The 8018x/ROM mode sounds like it could make for a fun breadboarding project, not that I'll likely wind up doing it myself. Is there any way to run it in emulation?
Running native compilers on XT/286 hardware does indeed sound sloooow. At least it can be tested, probably automatically, in emulators where it'd run faster than the native compilers did back when this all started :)
---
It's funny... 7-10 year old hardware back in 95-96 when this started could barely keep up with current software at all, and I'm writing this on a 7 year old Dell Precision (albeit upgraded well beyond stock :) ) that still runs Linux pretty darn well.
- Chad
And yes the native compilers are running way faster under emulation than the originals on real hardware! Funnily enough, we're finding the slowest portion of the native toolchain is the assembler, due to lots of symbols and slow hashing.
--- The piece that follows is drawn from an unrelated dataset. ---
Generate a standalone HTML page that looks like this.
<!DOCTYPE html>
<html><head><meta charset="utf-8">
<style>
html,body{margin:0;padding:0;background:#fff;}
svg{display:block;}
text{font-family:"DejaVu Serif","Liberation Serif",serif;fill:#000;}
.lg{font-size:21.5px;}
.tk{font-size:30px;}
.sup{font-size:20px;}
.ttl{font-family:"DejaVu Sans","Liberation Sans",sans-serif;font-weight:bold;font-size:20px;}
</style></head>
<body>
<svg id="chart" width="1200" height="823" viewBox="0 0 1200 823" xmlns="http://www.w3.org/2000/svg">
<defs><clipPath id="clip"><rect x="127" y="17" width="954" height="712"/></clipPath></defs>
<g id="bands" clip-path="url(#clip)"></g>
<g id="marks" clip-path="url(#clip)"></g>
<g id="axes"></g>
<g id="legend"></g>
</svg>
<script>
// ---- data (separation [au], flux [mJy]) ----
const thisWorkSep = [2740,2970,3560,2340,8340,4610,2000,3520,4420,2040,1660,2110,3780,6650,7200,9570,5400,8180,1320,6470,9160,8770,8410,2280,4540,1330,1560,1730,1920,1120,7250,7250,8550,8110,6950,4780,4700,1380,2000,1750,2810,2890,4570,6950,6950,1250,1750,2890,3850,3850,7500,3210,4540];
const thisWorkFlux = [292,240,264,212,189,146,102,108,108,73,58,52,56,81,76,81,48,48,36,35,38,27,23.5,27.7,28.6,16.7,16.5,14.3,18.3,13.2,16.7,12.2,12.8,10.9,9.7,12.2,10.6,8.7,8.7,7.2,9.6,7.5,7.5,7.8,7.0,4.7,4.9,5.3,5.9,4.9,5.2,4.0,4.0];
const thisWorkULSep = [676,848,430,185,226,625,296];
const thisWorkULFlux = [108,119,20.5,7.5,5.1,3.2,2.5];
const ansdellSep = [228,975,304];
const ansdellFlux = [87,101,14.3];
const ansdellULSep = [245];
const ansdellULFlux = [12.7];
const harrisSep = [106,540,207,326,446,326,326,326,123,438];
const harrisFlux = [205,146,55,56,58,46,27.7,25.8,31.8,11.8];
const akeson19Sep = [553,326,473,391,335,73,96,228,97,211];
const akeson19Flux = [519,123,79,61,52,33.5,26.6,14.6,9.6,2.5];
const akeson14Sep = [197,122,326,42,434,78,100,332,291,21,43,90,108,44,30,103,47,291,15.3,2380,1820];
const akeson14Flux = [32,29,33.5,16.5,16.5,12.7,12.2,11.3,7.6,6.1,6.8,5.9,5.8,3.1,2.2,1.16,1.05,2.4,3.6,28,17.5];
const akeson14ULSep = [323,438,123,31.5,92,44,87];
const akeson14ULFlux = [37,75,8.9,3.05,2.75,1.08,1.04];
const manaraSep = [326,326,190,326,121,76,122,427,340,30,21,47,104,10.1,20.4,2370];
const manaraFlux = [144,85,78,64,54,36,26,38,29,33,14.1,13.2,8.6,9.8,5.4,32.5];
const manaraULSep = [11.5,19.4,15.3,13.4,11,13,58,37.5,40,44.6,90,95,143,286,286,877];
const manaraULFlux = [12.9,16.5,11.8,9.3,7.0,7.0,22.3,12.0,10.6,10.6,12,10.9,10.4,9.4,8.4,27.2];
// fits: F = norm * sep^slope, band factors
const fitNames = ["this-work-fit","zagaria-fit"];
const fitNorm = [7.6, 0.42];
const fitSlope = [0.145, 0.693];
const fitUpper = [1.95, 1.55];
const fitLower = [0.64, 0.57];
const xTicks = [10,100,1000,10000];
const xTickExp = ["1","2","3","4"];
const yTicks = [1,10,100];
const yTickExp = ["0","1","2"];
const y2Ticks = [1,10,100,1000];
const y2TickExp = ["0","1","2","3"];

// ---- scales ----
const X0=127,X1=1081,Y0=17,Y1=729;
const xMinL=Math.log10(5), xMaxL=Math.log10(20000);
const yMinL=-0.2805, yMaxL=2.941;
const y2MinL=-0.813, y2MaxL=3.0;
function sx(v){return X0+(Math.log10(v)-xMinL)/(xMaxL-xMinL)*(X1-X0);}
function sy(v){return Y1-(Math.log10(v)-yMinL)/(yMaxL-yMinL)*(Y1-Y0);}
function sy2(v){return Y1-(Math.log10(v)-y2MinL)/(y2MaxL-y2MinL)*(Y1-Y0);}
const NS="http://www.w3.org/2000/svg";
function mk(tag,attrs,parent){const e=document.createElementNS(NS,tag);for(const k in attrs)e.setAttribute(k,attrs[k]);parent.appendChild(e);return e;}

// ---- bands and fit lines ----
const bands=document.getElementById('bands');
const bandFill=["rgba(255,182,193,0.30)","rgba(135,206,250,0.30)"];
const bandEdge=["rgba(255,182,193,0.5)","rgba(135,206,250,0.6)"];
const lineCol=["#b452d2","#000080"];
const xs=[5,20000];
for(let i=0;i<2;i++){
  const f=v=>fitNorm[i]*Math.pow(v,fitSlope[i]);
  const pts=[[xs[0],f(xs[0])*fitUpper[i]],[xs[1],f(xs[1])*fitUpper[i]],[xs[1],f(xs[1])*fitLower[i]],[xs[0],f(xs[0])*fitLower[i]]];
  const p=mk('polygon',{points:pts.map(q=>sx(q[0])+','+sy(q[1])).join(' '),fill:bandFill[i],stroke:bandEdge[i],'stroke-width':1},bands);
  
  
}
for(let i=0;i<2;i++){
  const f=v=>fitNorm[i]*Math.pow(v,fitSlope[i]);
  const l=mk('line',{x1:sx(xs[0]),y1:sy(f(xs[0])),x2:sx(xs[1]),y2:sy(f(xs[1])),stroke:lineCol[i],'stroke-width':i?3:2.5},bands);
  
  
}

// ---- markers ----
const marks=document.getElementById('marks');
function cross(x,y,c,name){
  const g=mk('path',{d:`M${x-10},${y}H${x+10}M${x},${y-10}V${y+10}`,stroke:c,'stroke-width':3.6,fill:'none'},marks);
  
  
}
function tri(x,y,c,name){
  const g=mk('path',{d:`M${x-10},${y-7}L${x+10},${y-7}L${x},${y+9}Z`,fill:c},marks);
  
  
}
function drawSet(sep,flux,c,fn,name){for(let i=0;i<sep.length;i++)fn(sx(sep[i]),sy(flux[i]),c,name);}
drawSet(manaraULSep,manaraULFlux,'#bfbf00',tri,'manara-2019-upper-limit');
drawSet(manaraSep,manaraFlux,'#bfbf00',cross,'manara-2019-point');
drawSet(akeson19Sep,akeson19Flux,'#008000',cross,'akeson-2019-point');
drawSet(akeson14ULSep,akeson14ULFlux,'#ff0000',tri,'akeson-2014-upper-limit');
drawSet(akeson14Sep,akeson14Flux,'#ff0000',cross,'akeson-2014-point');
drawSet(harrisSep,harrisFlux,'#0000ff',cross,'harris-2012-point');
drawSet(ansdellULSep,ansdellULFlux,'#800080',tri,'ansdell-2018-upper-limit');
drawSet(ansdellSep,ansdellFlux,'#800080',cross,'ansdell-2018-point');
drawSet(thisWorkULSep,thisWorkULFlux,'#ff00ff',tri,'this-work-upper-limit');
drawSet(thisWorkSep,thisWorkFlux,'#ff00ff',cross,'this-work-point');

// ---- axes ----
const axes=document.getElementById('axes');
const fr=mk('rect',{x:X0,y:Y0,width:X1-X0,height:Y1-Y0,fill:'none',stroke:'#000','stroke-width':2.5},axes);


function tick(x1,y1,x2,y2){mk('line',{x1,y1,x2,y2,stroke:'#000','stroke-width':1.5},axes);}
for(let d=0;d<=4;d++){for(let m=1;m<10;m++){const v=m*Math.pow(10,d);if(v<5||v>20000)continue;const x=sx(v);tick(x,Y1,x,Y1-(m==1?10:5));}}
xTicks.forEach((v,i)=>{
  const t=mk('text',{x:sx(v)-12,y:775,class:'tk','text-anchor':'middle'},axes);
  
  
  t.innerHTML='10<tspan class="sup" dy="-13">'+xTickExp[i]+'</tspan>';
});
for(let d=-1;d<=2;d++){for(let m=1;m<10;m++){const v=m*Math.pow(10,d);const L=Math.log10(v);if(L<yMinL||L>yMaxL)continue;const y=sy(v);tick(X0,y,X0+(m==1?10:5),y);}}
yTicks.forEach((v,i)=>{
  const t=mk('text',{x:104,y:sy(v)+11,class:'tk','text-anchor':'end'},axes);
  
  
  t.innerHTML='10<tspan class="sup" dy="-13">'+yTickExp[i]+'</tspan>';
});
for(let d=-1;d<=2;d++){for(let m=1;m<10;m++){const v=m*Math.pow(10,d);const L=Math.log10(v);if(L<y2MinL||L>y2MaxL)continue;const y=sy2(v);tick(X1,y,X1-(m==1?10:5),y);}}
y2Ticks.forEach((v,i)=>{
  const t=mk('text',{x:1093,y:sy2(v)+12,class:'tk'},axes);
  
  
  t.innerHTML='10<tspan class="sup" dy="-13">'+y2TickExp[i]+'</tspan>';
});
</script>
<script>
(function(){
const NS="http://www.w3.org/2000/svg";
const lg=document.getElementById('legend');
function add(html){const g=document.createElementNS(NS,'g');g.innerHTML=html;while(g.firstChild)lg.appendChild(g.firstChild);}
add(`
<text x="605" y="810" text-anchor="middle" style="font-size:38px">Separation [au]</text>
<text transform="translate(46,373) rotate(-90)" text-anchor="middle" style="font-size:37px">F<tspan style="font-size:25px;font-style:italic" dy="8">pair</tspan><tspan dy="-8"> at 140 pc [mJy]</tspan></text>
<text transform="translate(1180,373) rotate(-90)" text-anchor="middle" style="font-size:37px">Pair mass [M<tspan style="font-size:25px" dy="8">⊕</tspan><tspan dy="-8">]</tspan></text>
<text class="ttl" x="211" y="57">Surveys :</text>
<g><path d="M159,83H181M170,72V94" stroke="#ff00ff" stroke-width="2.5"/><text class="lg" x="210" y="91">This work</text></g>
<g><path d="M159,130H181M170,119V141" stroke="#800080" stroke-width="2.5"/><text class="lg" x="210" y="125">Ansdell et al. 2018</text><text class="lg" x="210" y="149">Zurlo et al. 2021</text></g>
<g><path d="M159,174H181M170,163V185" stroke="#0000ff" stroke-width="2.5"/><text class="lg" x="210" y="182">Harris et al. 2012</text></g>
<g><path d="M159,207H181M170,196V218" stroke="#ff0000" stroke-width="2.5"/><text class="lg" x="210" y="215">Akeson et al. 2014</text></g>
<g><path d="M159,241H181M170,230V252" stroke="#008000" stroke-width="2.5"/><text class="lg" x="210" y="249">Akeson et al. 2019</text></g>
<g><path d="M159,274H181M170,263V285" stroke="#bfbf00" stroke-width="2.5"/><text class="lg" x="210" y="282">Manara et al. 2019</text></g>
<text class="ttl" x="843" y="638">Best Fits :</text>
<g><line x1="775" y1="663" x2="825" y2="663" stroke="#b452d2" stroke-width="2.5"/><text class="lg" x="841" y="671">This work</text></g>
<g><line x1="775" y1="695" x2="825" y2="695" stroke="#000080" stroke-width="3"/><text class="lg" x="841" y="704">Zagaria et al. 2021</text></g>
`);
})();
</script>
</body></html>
Go back another 15 years to 1995 and you have Pentium desktops. Linux was created just a few years earlier for similar but even more modest hardware (as was Windows NT). Not every modern Linux distro will still run on Pentiums but many will. You may have to burn a CD but up-to-date Antix, Q4OS, or Adelie releases will still work out of the box. Certainly NetBSD will. Not everything will still run on 32 bit machines and RAM is going to be a problem. The “modern web” would bring those machines to their knees. Still, surprisingly modern.
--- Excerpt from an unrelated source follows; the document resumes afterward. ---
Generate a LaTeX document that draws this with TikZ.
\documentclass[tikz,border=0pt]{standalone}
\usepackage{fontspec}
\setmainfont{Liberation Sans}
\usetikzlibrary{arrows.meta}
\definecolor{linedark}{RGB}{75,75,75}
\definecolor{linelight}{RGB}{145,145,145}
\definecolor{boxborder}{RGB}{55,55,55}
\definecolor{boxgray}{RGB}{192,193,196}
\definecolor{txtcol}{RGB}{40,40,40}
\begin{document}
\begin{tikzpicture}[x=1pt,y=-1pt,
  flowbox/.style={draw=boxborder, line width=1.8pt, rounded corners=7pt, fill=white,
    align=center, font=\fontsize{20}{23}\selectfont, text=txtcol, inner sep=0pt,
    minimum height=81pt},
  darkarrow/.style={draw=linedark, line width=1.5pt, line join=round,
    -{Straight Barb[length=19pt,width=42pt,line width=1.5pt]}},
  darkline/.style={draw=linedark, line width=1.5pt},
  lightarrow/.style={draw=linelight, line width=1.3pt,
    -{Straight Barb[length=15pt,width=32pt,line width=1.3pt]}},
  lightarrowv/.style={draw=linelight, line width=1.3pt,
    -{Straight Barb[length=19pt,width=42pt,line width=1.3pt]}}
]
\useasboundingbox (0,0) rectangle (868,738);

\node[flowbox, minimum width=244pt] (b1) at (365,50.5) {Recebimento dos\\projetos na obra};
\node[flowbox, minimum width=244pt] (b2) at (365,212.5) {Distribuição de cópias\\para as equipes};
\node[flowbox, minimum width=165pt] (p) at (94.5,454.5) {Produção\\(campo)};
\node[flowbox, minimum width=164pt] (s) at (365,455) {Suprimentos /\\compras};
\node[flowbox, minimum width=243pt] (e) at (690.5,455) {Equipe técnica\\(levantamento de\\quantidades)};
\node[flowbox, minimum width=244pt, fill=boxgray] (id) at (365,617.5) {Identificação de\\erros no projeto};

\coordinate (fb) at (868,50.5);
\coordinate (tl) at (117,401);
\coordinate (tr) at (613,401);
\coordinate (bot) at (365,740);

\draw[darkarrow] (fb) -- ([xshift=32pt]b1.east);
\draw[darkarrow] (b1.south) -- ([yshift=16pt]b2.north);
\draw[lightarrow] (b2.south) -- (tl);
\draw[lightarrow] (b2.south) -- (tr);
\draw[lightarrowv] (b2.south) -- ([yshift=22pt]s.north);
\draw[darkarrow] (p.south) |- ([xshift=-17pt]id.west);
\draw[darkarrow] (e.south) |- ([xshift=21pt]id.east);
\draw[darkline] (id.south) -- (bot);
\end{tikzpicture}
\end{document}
Go back another 15 to January 1980 and you have to wait almost two years for hardware that will even run ELKS. Crazy.
They had a 386 version as well, but went all in on getting X-windows and graphics working, and ignored TCP/networking just as the Internet started to gain a lot of traction. Still an interesting OS to look at!
So I used elks and lugged around a lead acid motorcycle battery.
It was great for my circumstances, but I wouldn't say I miss it compared to my many cores and gigs laptop.
Also PC/MIX was pretty cool.
Also, check delicate linux:
Do not try X under Delicate Linux, it will run dog slow with 8MB of RAM.
If you can upgrade it to 16MB and some 486, X would be fine, with icewm set to a light plain theme, no desktop icons.